Vaccines significantly reduce the risk of infection and the guidance suggests people wait for close contact until immunisation has kicked in, which takes two or three weeks after a jab. Older people or those with serious health conditions are more at risk from Covid-19 and “you might choose not to have close contact with an elderly relative at this point, particularly if one or both of you are not vaccinated,” the guidance said. It also advised people to “minimise how many people you’re in close contact with, and for how long”.
Johnson said that people should hug “if you think it’s appropriate, if you think the risks are very, very low. But you should exercise care and common sense. And clearly with unvaccinated people, there must be a greater risk of transmission than those who have had vaccination.”
Johnson emphasised that “outdoors is always safer than indoors, and if you’re meeting indoors, remember to open a window and let in the fresh air — keep getting tested regularly even if you don’t have symptoms, so you don’t spread the virus, without knowing it”.
He added: “Whatever you decide, I must ask you to continue to follow social distancing when not with friends and family.”
He said he was “optimistic that things will get back much closer to normality” after June 21 and promised that before the end of the month there would be “more detail about exactly what we mean by the end of social distancing”.
The Scientific Advisory Group for Emergencies has been urging the retention of “baseline” measures of social distancing measures beyond June 21 after modelling suggested a return to pre-pandemic levels of contact would see a big increase in cases.
The rules from Monday
• Up to six people or two households will be able to meet indoors and hugging will be allowed.
• Up to 30 can meet outdoors, or indoors in parenting or support groups.
• Pubs and restaurants can serve indoors but must be table-service and observe social distancing.
• Cinemas, museums, children’s play areas and other indoor entertainments can reopen. Cultural events such as theatre and concerts can restart with precautions.

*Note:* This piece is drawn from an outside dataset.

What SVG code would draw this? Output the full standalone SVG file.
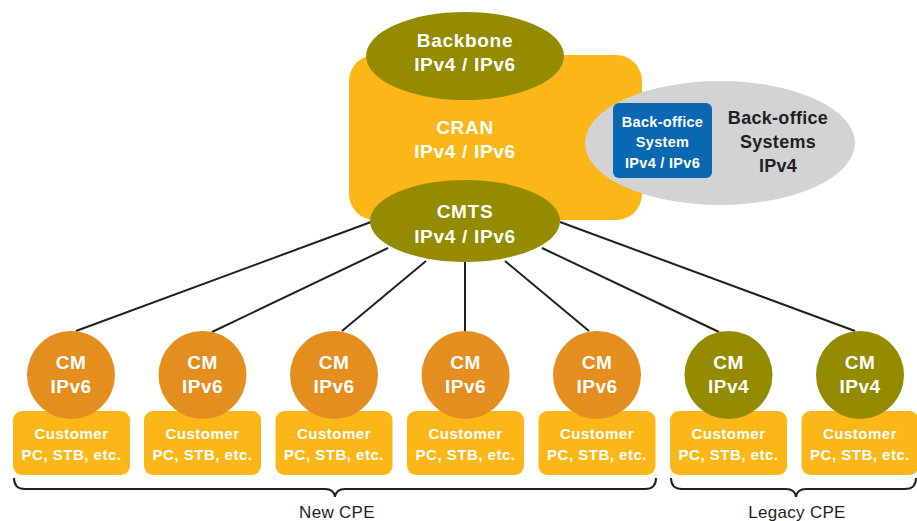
<svg xmlns="http://www.w3.org/2000/svg" width="917" height="521" viewBox="0 0 917 521">
  <style>
    .olive { fill: #958b00; }
    .yellow { fill: #fbb717; }
    .orange { fill: #e38e1e; }
    .gray { fill: #d2d3d5; }
    .blue { fill: #0a67b2; }
    text { font-family: "Liberation Sans", Arial, sans-serif; font-weight: bold; text-anchor: middle; letter-spacing: 0.5px; }
    .w { fill: #ffffff; }
    .big { font-size: 19px; letter-spacing: 0.7px; }
    .cm { font-size: 19px; }
    .cust { font-size: 15px; }
    .bo { font-size: 14.5px; letter-spacing: 0.3px; }
    .bos { font-size: 18px; fill: #231f20; letter-spacing: 0.3px; }
    .lbl { font-size: 17px; font-weight: normal; fill: #231f20; letter-spacing: 0.3px; }
    .conn line { stroke: #231f20; stroke-width: 2; }
    .brace { fill: none; stroke: #231f20; stroke-width: 2; }
  </style>

  <!-- core network -->
  <g id="cran">
    <rect class="yellow" x="349" y="55" width="293" height="165" rx="26"/>
    <text class="w big" x="465" y="134">CRAN</text>
    <text class="w big" x="465" y="158">IPv4 / IPv6</text>
  </g>

  <g id="backoffice-systems">
    <ellipse class="gray" cx="720" cy="143" rx="135" ry="62"/>
    <text class="bos" x="778" y="124">Back-office</text>
    <text class="bos" x="778" y="148">Systems</text>
    <text class="bos" x="778" y="172">IPv4</text>
  </g>

  <g id="backoffice-system">
    <rect class="blue" x="613" y="103" width="99" height="75" rx="6"/>
    <text class="w bo" x="662.5" y="127">Back-office</text>
    <text class="w bo" x="662.5" y="147">System</text>
    <text class="w bo" x="662.5" y="168">IPv4 / IPv6</text>
  </g>

  <g id="backbone">
    <ellipse class="olive" cx="465" cy="56" rx="99" ry="44"/>
    <text class="w big" x="465" y="47">Backbone</text>
    <text class="w big" x="465" y="71">IPv4 / IPv6</text>
  </g>

  <!-- links from the CMTS to each cable modem -->
  <g id="connectors" class="conn">
    <line x1="371" y1="222" x2="76" y2="331"/>
    <line x1="388" y1="248" x2="212" y2="332"/>
    <line x1="426" y1="261" x2="342" y2="331"/>
    <line x1="465" y1="262" x2="465" y2="331"/>
    <line x1="505" y1="261" x2="589" y2="331"/>
    <line x1="542" y1="248" x2="719" y2="332"/>
    <line x1="560" y1="222" x2="855" y2="331"/>
  </g>

  <g id="cmts">
    <ellipse class="olive" cx="465" cy="221" rx="95" ry="41"/>
    <text class="w big" x="465" y="218">CMTS</text>
    <text class="w big" x="465" y="243">IPv4 / IPv6</text>
  </g>

  <!-- customer premises: cable modem over customer equipment -->
  <g id="cpe1">
    <rect class="yellow" x="13" y="411" width="117" height="64" rx="9"/>
    <circle class="orange" cx="71" cy="375" r="44"/>
    <text class="w cm" x="71" y="369">CM</text>
    <text class="w cm" x="71" y="393">IPv6</text>
    <text class="w cust" x="71.5" y="439">Customer</text>
    <text class="w cust" x="71.5" y="460">PC, STB, etc.</text>
  </g>
  <g id="cpe2">
    <rect class="yellow" x="144" y="411" width="117" height="64" rx="9"/>
    <circle class="orange" cx="202.5" cy="375" r="44"/>
    <text class="w cm" x="202.5" y="369">CM</text>
    <text class="w cm" x="202.5" y="393">IPv6</text>
    <text class="w cust" x="202.5" y="439">Customer</text>
    <text class="w cust" x="202.5" y="460">PC, STB, etc.</text>
  </g>
  <g id="cpe3">
    <rect class="yellow" x="275.5" y="411" width="117" height="64" rx="9"/>
    <circle class="orange" cx="334" cy="375" r="44"/>
    <text class="w cm" x="334" y="369">CM</text>
    <text class="w cm" x="334" y="393">IPv6</text>
    <text class="w cust" x="334" y="439">Customer</text>
    <text class="w cust" x="334" y="460">PC, STB, etc.</text>
  </g>
  <g id="cpe4">
    <rect class="yellow" x="407" y="411" width="117" height="64" rx="9"/>
    <circle class="orange" cx="465.5" cy="375" r="44"/>
    <text class="w cm" x="465.5" y="369">CM</text>
    <text class="w cm" x="465.5" y="393">IPv6</text>
    <text class="w cust" x="465.5" y="439">Customer</text>
    <text class="w cust" x="465.5" y="460">PC, STB, etc.</text>
  </g>
  <g id="cpe5">
    <rect class="yellow" x="538.5" y="411" width="117" height="64" rx="9"/>
    <circle class="orange" cx="597" cy="375" r="44"/>
    <text class="w cm" x="597" y="369">CM</text>
    <text class="w cm" x="597" y="393">IPv6</text>
    <text class="w cust" x="597" y="439">Customer</text>
    <text class="w cust" x="597" y="460">PC, STB, etc.</text>
  </g>
  <g id="cpe6">
    <rect class="yellow" x="670" y="411" width="117" height="64" rx="9"/>
    <circle class="olive" cx="728.5" cy="375" r="44"/>
    <text class="w cm" x="728.5" y="369">CM</text>
    <text class="w cm" x="728.5" y="393">IPv4</text>
    <text class="w cust" x="728.5" y="439">Customer</text>
    <text class="w cust" x="728.5" y="460">PC, STB, etc.</text>
  </g>
  <g id="cpe7">
    <rect class="yellow" x="801.5" y="411" width="117" height="64" rx="9"/>
    <circle class="olive" cx="860" cy="375" r="44"/>
    <text class="w cm" x="860" y="369">CM</text>
    <text class="w cm" x="860" y="393">IPv4</text>
    <text class="w cust" x="860" y="439">Customer</text>
    <text class="w cust" x="860" y="460">PC, STB, etc.</text>
  </g>

  <!-- grouping braces -->
  <g id="new-cpe">
    <path class="brace" d="M14,478 Q14,489 25,489 L325,489 Q334,489 335,497 Q336,489 345,489 L645,489 Q656,489 656,478"/>
    <text class="lbl" x="337" y="518">New CPE</text>
  </g>
  <g id="legacy-cpe">
    <path class="brace" d="M671,478 Q671,489 682,489 L786,489 Q795,489 796,497 Q797,489 806,489 L905,489 Q916,489 916,478"/>
    <text class="lbl" x="797" y="518">Legacy CPE</text>
  </g>
</svg>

• Masks will no longer be required in schools for secondary pupils.
• University students can return to face-to-face teaching.
• International travel is permitted but remains discouraged to all but 12 countries on a quarantine-free “green list”.
• Up to 30 people will be able to attend weddings, receptions and other rite-of-passage celebrations. Limits on funerals still determined by the size of the venue.
• Care home residents will be able to have up to five named visitors, with two visitors able to attend at once provided they are tested and follow infection control measures. They will also be able to leave homes without having to isolate on their return.